19. The monitoring system of claim 18, wherein the predetermined delay period is defined by a predetermined number of clock cycles.

20. A radio frequency identification (RFID) tag for identification of animals, comprising:

a first antenna;

a memory, the memory being configured to store data;

a storage unit, the storage configured to receive and store voltage from a current induced in the first antenna;

a transmission unit, the transmission unit being configured to retrieve the data stored in the memory, to transmit at least a portion of the data via the first antenna on a first carrier frequency, and to transmit at least a portion of the data via the first antenna on a second carrier frequency;

a power circuitry, the power circuitry configured to determine the voltage stored in the storage unit, and to supply the voltage from the storage unit to the transmission unit and to the memory at intermittent intervals only when sufficient voltage is stored in the storage unit to enable the transmission unit to retrieve data from memory and to transmit the data successfully.

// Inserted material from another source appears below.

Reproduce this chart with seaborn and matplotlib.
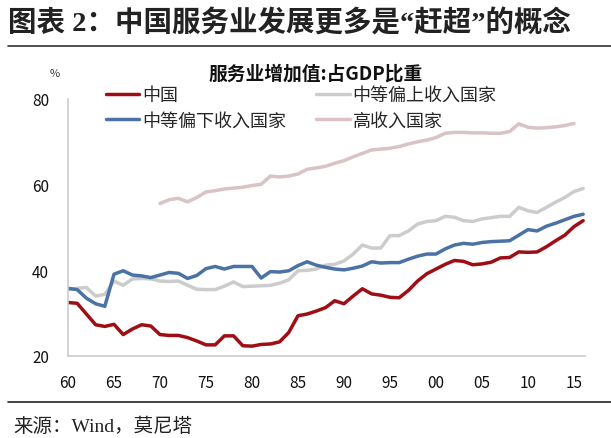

21. The RFID tag of claim 20, wherein the intermittent intervals are defined by a value stored in the memory.

22. A method of operating an RFID tag having an antenna and a transponder, the method comprising:

receiving at the antenna of the RFID tag a carrier signal from a base station;

inducing a current from the carrier signal;storing a voltage from the induced current in the transponder;

powering the transponder with the stored voltage at predetermined intervals;

transmitting a first response signal on a first carrier frequency during some of the intervals during which the transponder is powered; and

transmitting a second response signal on a second carrier frequency during others of the intervals during which the transponder is powered.

23. The method of claim 22, further comprising determining a level of power stored in the transponder.

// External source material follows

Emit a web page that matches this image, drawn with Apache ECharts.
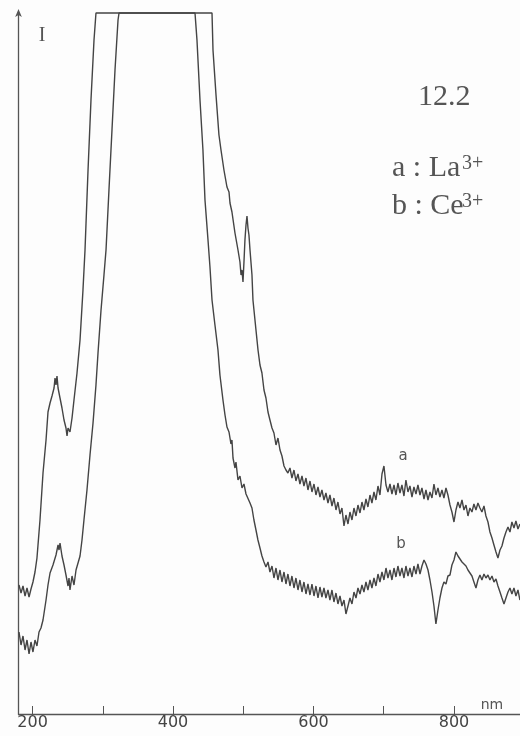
<!DOCTYPE html>
<html><head><meta charset="utf-8">
<script src="https://cdn.jsdelivr.net/npm/echarts@6/dist/echarts.min.js"></script>
<style>html,body{margin:0;padding:0;background:#fff}#c{width:520px;height:736px}</style>
</head><body><div id="c"></div>
<script>
// Wavelength (nm) and relative intensity (arbitrary units, 701 = detector saturation)
const tailWavelength = [566.5,569.3,572.2,575.0,577.9,580.7,583.6,586.4,589.3,592.1,595.0,597.8,600.7,603.5,606.4,609.2,612.0,614.9,617.7,620.6,623.4,626.3,629.1,632.0,634.8,637.7,640.5,643.4,646.2,649.1,651.9,654.8,657.6,660.5,663.3,666.2,669.0,671.8,674.7,677.5,680.4,683.2,686.1,688.9,691.8,694.6,697.5,700.3,703.2,706.0,708.9,711.7,714.6,717.4,720.2,723.1,725.9,728.8,731.6,734.5,737.3,740.2,743.0,745.9,748.7,751.6,754.4,757.3,760.1,763.0,765.8,768.7,771.5,774.3,777.2,780.0,782.9,785.7,788.6,791.4,794.3,797.1,800.0,802.8,805.7,808.5,811.4,814.2,817.1,819.9,822.7,825.6,828.4,831.3,834.1,837.0,839.8,842.7,845.5,848.4,851.2,854.1,856.9,859.8,862.6,865.5,868.3,871.2,874.0,876.9,879.7,882.5,885.4,888.2,891.1,893.9];

const aWavelength = [180.7,183.6,186.4,189.3,192.1,195.0,197.8,200.6,203.5,206.3,210.6,214.9,219.2,222.0,224.9,227.7,230.6,232.0,233.4,234.8,236.3,239.1,241.9,244.8,247.6,249.1,250.5,253.3,256.2,259.0,263.3,267.6,271.8,274.7,279.0,283.2,287.5,290.3,455.5,456.9,461.2,465.4,468.3,472.5,476.8,479.7,481.1,483.9,488.2,492.5,495.3,496.8,498.2,499.6,501.0,502.4,503.9,505.3,506.7,508.1,509.6,512.4,513.8,518.1,521.0,523.8,526.6,529.5,532.3,535.2,538.0,540.9,543.7,546.6,549.4,552.3,555.1,558.0,560.8,563.6].concat(tailWavelength);
const aIntensity = [129,121,128,118,126,117,125,132,142,156,194,241,274,302,311,318,326,336,329,338,326,316,306,294,286,278,286,282,296,314,341,374,424,464,544,614,674,701,701,664,619,579,564,544,527,522,511,502,481,464,452,439,444,432,452,474,489,498,486,479,464,439,414,384,364,349,341,324,316,302,294,286,281,269,276,264,258,248,244,241,
246,236,244,233,240,230,238,228,236,224,233,222,230,219,227,217,224,214,221,211,219,208,216,204,212,200,206,188,199,190,202,194,206,198,209,201,212,204,215,207,219,211,222,214,228,219,240,248,229,222,230,220,229,219,231,221,229,218,234,222,228,217,227,220,229,219,226,215,224,214,222,216,230,219,226,217,224,216,226,219,209,202,192,204,212,206,214,204,209,198,206,202,210,204,211,206,202,208,198,192,182,176,169,162,156,164,168,176,182,187,182,192,186,193,185,190];

const bWavelength = [180.7,183.6,186.4,189.3,192.1,195.0,197.8,200.6,203.5,206.3,209.2,212.0,214.9,219.2,222.0,224.9,229.1,233.4,236.3,237.7,239.1,241.9,244.8,247.6,250.5,251.9,253.3,256.2,259.0,261.9,264.7,267.6,270.4,273.2,277.5,281.8,286.1,290.3,293.2,297.5,301.7,304.6,308.8,313.1,317.4,321.7,323.1,431.3,434.1,438.4,442.6,445.5,449.8,452.6,455.5,459.7,464.0,466.8,471.1,474.0,476.8,479.7,482.5,483.9,485.4,488.2,489.6,492.5,495.3,498.2,501.0,503.9,506.7,509.6,512.4,515.2,518.1,520.9,523.8,526.6,529.5,532.3,535.2,538.0,540.9,543.7,546.6,549.4,552.3,555.1,558.0,560.8,563.6].concat(tailWavelength);
const bIntensity = [82,69,78,64,74,60,72,62,74,68,82,86,94,114,129,141,149,159,169,164,171,158,149,139,128,136,124,138,129,144,142,158,174,194,224,259,291,329,361,404,439,464,524,584,644,694,701,701,674,614,564,514,474,447,414,389,364,339,314,299,287,282,270,274,256,246,252,234,238,226,230,220,222,211,206,194,184,174,166,158,152,147,
152,142,148,136,146,134,144,132,142,130,140,
128,138,126,136,124,134,122,132,120,130,119,130,118,128,116,127,117,126,116,124,114,124,112,121,110,118,108,114,100,108,116,110,122,116,126,120,129,122,132,124,134,126,136,128,140,132,142,134,146,136,144,134,146,137,148,138,146,136,148,138,146,137,148,140,150,140,148,154,150,144,134,122,108,90,104,116,126,132,130,138,139,149,154,162,158,160,152,154,148,144,146,138,132,126,134,139,134,140,136,139,134,138,132,135,128,122,116,110,116,122,126,120,126,118,124,114];

const tickValues = [200,300,400,500,600,700,800];
const labelValues = [200,400,600,800];

function pairs(xs, ys){ const n=Math.min(xs.length, ys.length); const o=[]; for(let i=0;i<n;i++) o.push([xs[i], ys[i]]); return o; }

const ink = '#444';
const chart = echarts.init(document.getElementById('c'), null, {renderer:'canvas'});
chart.setOption({
  backgroundColor: '#fdfdfd',
  animation: false,
  grid: {left: 18.5, right: 0, top: 13, bottom: 22, containLabel: false},
  xAxis: {
    type: 'value', min: 180, max: 894,
    axisLine: {show: true, lineStyle: {color: '#555', width: 1.3}},
    axisTick: {show: true, inside: true, length: 8, customValues: tickValues, lineStyle: {color: '#555', width: 1}},
    axisLabel: {show: true, customValues: labelValues, margin: 1, fontFamily: 'DejaVu Sans', fontSize: 16, color: '#444'},
    splitLine: {show: false}
  },
  yAxis: {
    type: 'value', min: 0, max: 701,
    axisLine: {show: true, symbol: ['none','arrow'], symbolSize: [5,8], symbolOffset: [0,4], lineStyle: {color: '#555', width: 1.3}},
    axisTick: {show: false}, axisLabel: {show: false}, splitLine: {show: false}
  },
  series: [
    {name: 'a', type: 'line', data: pairs(aWavelength, aIntensity), showSymbol: false, clip: false,
     lineStyle: {color: ink, width: 1.4}},
    {name: 'b', type: 'line', data: pairs(bWavelength, bIntensity), showSymbol: false, clip: false,
     lineStyle: {color: ink, width: 1.4}}
  ],
  graphic: [
    {type:'text', x:42, y:36, style:{text:'I', font:'20px "Liberation Serif"', fill:'#555', align:'center', verticalAlign:'middle', textAlign:'center', textVerticalAlign:'middle'}},
    {type:'text', x:418, y:97, style:{text:'12.2', font:'30px "Liberation Serif"', fill:'#555', align:'left', verticalAlign:'middle', textAlign:'left', textVerticalAlign:'middle'}},
    {type:'text', x:392, y:168, style:{text:'a : La', font:'30px "Liberation Serif"', fill:'#555', align:'left', verticalAlign:'middle', textAlign:'left', textVerticalAlign:'middle'}},
    {type:'text', x:462, y:164, style:{text:'3+', font:'20px "Liberation Serif"', fill:'#555', align:'left', verticalAlign:'middle', textAlign:'left', textVerticalAlign:'middle'}},
    {type:'text', x:392, y:206, style:{text:'b : Ce', font:'30px "Liberation Serif"', fill:'#555', align:'left', verticalAlign:'middle', textAlign:'left', textVerticalAlign:'middle'}},
    {type:'text', x:462, y:202, style:{text:'3+', font:'20px "Liberation Serif"', fill:'#555', align:'left', verticalAlign:'middle', textAlign:'left', textVerticalAlign:'middle'}},
    {type:'text', x:403, y:456, style:{text:'a', font:'15px "DejaVu Sans"', fill:'#555', align:'center', verticalAlign:'middle', textAlign:'center', textVerticalAlign:'middle'}},
    {type:'text', x:401, y:544, style:{text:'b', font:'15px "DejaVu Sans"', fill:'#555', align:'center', verticalAlign:'middle', textAlign:'center', textVerticalAlign:'middle'}},
    {type:'text', x:492, y:705, style:{text:'nm', font:'14px "DejaVu Sans"', fill:'#555', align:'center', verticalAlign:'middle', textAlign:'center', textVerticalAlign:'middle'}}
  ]
});
</script></body></html>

24. The method of claim 23, wherein transmitting the first response signal comprises transmitting the first response signal only if the level of power stored in the transponder is sufficient to enable successful transmission of the first response signal.

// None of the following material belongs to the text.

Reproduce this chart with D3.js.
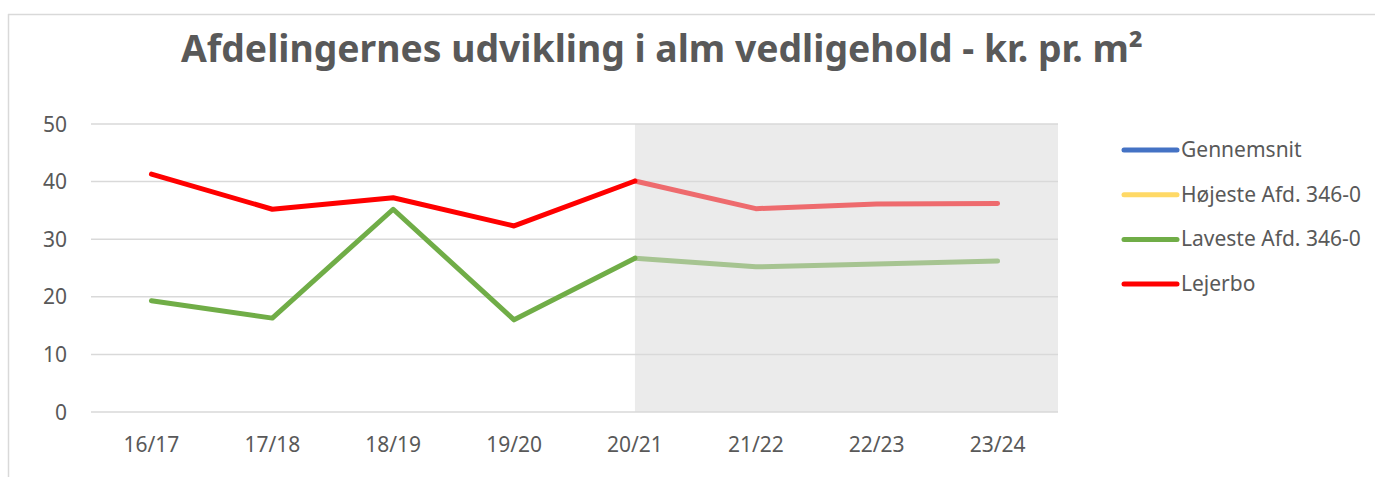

25. The method of claim 23, wherein transmitting the second response signal comprises transmitting the second response signal only if the level of power stored in the transponder is sufficient to enable successful transmission of the second response signal.

26. The method of claim 23, wherein powering the transponder at predetermined intervals comprises powering the transponder only when the level of power stored in the transponder is sufficient to enable successful transmission of at least one of the first response signal and the second response signal.

27. The method of claim 22, wherein powering the transponder at predetermined intervals comprises powering the transponder based on cycles of a clock.

28. The method of claim 22, wherein powering the transponder at predetermined intervals comprises powering the transponder only when a carrier signal is received from the base station.

29. A monitoring system comprising:

a base station, the base station configured to transmit a carrier signal and to receive response signals; and

a first RFID tag, the first RFID tag including: an antenna, the antenna being configured to receive the carrier signal from the base station, and a transponder, the transponder including: a memory, the memory being configured to store data, a power storage unit, the power storage unit being configured to store power obtained from the carrier signal received from the base station, a first transmission unit, the first transmission unit being configured to use the antenna to transmit a first response signal to the base station on a first carrier frequency only if a first level of power sufficient to successfully complete the transmission is stored in the power storage unit, and a second transmission unit, the second transmission unit being configured to use the antenna to transmit a second response signal to the base station on a second carrier frequency only if a second level of power sufficient to successfully complete the transmission is stored in the power storage unit.